Something else to notice in this story. Tamar will be the first of four women mentioned in Christ’s genealogy in Matthew 1. She is mentioned along with Rahab, Ruth, and Bathsheba (actually not named but referred to as the wife of Uriah). What do they all have in common? All have sin or curse associated with them. Rahab is a gentile and prostitute. Ruth is a cursed Moabite who marries under unusual circumstances. Bathsheba – perhaps unwillingly – commits adultery with David and brings down his kingdom. All four women have some kind of stain. Yet they are instrumental in the line of the Messiah and Matthew highlights them to show their stories are included in God’s plan. Even more, they share with Mary – Jesus’ mother – the hint of scandal.

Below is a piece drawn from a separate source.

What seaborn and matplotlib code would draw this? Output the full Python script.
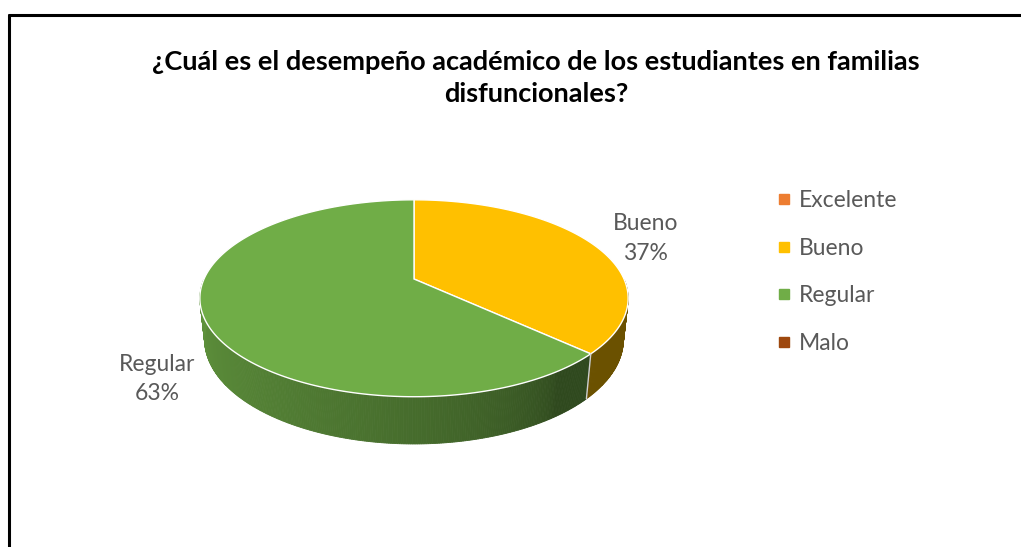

So Tamar becomes – in one sense – not only an ancestor of Jesus but also a predecessor of Mary. And the fact that she – along with Rahab and Ruth – is a gentile shows that her Descendant will come not only to save the Jews but all people.
So an awful story about awful people acting awfully is actually a critical piece of God’s redemptive plan. What an AMAZING God! How wonderful that He can take man’s sin – even the worst of it – and use it to further His ends. Man never stands in the way of God’s sovereignty. And for that we should be extremely grateful and feel enormously secure.